(THE TASK): Your task is to retype, word for word, the lines from the start of the data through the line holding "import pandas as pd". Do not include the pictures.

(RECORDS FOR THE EXERCISE):
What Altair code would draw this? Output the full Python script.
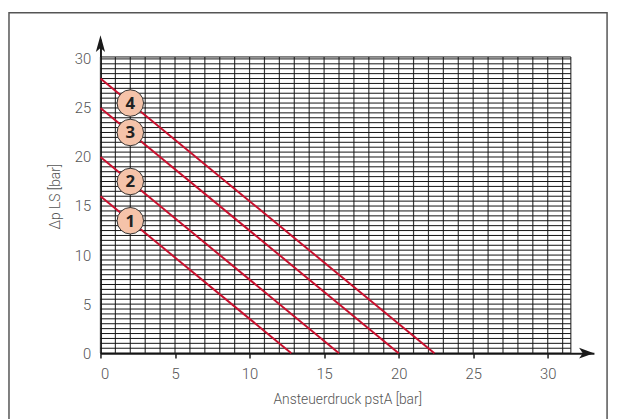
import altair as alt
import pandas as pd

# ---- data ----
x_ticks = [0, 5, 10, 15, 20, 25, 30]
y_ticks = [0, 5, 10, 15, 20, 25, 30]
curve_ids = ["1", "2", "3", "4"]
curve_y_start = [16, 20, 25, 28]        # Δp LS at pstA = 0
curve_x_end = [12.8, 16.0, 20.0, 22.4]  # pstA where Δp LS = 0
label_x = 2.0                            # marker position along pstA

grid_right = 31.55
grid_top = 30.2
grid_x = list(range(0, 32)) + [grid_right]
grid_y = [i * 0.5 for i in range(61)] + [grid_top]

x_max = 33.1
y_max = 32.0

FONT = "Liberation Sans Narrow, Roboto, sans-serif"

# ---- tables ----
lines = pd.DataFrame(
    [{"id": c, "x": 0.0, "y": y0} for c, y0 in zip(curve_ids, curve_y_start)]
    + [{"id": c, "x": xe, "y": 0.0} for c, xe in zip(curve_ids, curve_x_end)]
)
labels = pd.DataFrame({
    "id": curve_ids,
    "x": [label_x] * 4,
    "y": [y0 * (1 - label_x / xe) for y0, xe in zip(curve_y_start, curve_x_end)],
})
vgrid = pd.DataFrame({"x": grid_x, "y": [0.0] * len(grid_x), "y2": [grid_top] * len(grid_x)})
hgrid = pd.DataFrame({"y": grid_y, "x": [0.0] * len(grid_y), "x2": [grid_right] * len(grid_y)})

xs = alt.Scale(domain=[0, x_max], nice=False, zero=False)
ys = alt.Scale(domain=[0, y_max], nice=False, zero=False)

x_axis = alt.Axis(
    values=x_ticks, title="Ansteuerdruck pstA [bar]", grid=False,
    domainColor="#1a1a1a", domainWidth=2, tickColor="#1a1a1a", tickWidth=1.5, tickSize=5,
    labelFont=FONT, labelFontSize=15, labelFontWeight=300, labelColor="#555", labelPadding=9,
    titleFont=FONT, titleFontSize=14, titleColor="#555", titleFontWeight=300, titlePadding=11,
)
y_axis = alt.Axis(
    values=y_ticks, title="Δp LS [bar]", grid=False, ticks=False,
    domainColor="#1a1a1a", domainWidth=2,
    labelFont=FONT, labelFontSize=15, labelFontWeight=300, labelColor="#555", labelPadding=10,
    titleFont=FONT, titleFontSize=14, titleColor="#555", titleFontWeight=300, titlePadding=12,
)

X = lambda f: alt.X(f, scale=xs, axis=x_axis, title="Ansteuerdruck pstA [bar]")
Y = lambda f: alt.Y(f, scale=ys, axis=y_axis, title="Δp LS [bar]")

vlines = alt.Chart(vgrid).mark_rule(color="#3a3a3a", strokeWidth=1.2).encode(
    x=X("x:Q"), y=Y("y:Q"), y2="y2:Q",
)
hlines = alt.Chart(hgrid).mark_rule(color="#111", strokeWidth=1).encode(
    x=X("x:Q"), x2="x2:Q", y=Y("y:Q"),
)
curves = alt.Chart(lines).mark_line(color="#c8102e", strokeWidth=2).encode(
    x=X("x:Q"), y=Y("y:Q"), detail="id:N",
)
circles = alt.Chart(labels).mark_point(
    shape="circle", filled=True, size=720, fill="#f5c3a9", stroke="#333", strokeWidth=1, opacity=1
).encode(x=X("x:Q"), y=Y("y:Q"))
nums = alt.Chart(labels).mark_text(
    font="Open Sans", fontSize=17, fontWeight="bold", color="#222", baseline="middle", align="center", dy=1
).encode(x=X("x:Q"), y=Y("y:Q"), text="id:N")

arrow_x = pd.DataFrame({"x": [x_max - 0.5], "y": [0.0]})
arrow_y = pd.DataFrame({"x": [0.0], "y": [y_max - 0.45]})
ax_arrow = alt.Chart(arrow_x).mark_point(
    shape="M1,0L-1,-0.72L-0.5,0L-1,0.72Z", size=225, filled=True, color="#1a1a1a", opacity=1
).encode(x=X("x:Q"), y=Y("y:Q"))
ay_arrow = alt.Chart(arrow_y).mark_point(
    shape="M0,-1L-0.55,1L0,0.5L0.55,1Z", size=289, filled=True, color="#1a1a1a", opacity=1
).encode(x=X("x:Q"), y=Y("y:Q"))

frame = alt.Chart(pd.DataFrame({"a": [0]})).mark_rect(
    fillOpacity=0, stroke="#555", strokeWidth=1.5
).encode(
    x=alt.value(-92.7), x2=alt.value(513.3), y=alt.value(-27), y2=alt.value(420)
)

chart = alt.layer(
    vlines, hlines, curves, circles, nums, ax_arrow, ay_arrow, frame
).properties(
    width=500, height=318,
    autosize=alt.AutoSizeParams(type="none"),
    padding={"left": 93.7, "top": 29, "right": 18.3, "bottom": 64},
    background="white",
).configure_view(stroke=None)

chart.save("out.html", embed_options={"renderer": "svg", "actions": False})
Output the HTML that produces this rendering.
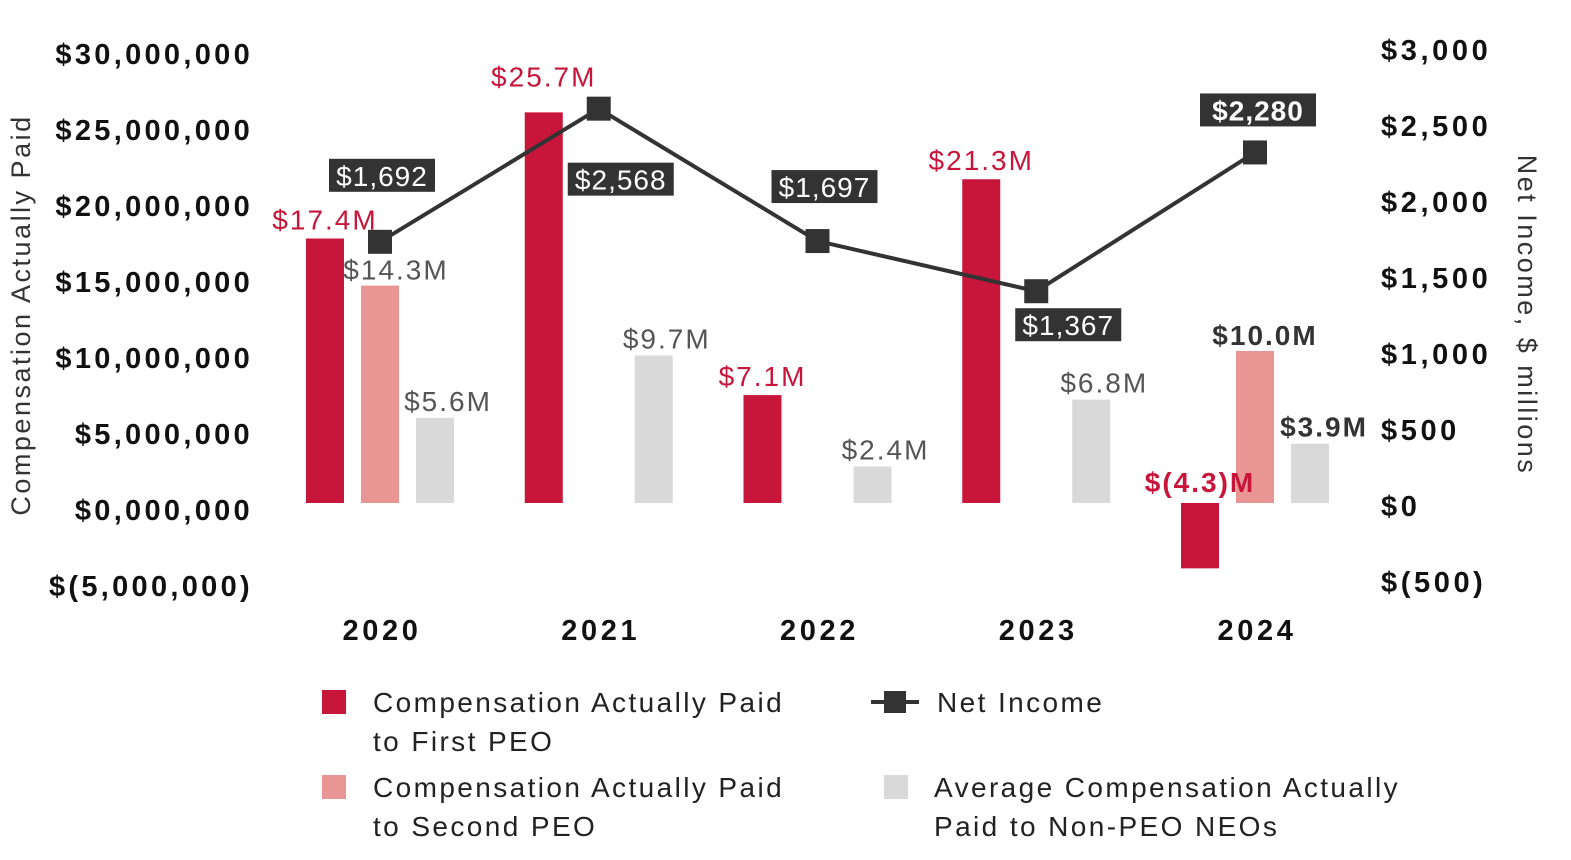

(EXERCISE ANSWER):
What Altair code would draw this? Output the full Python script.
import altair as alt
import pandas as pd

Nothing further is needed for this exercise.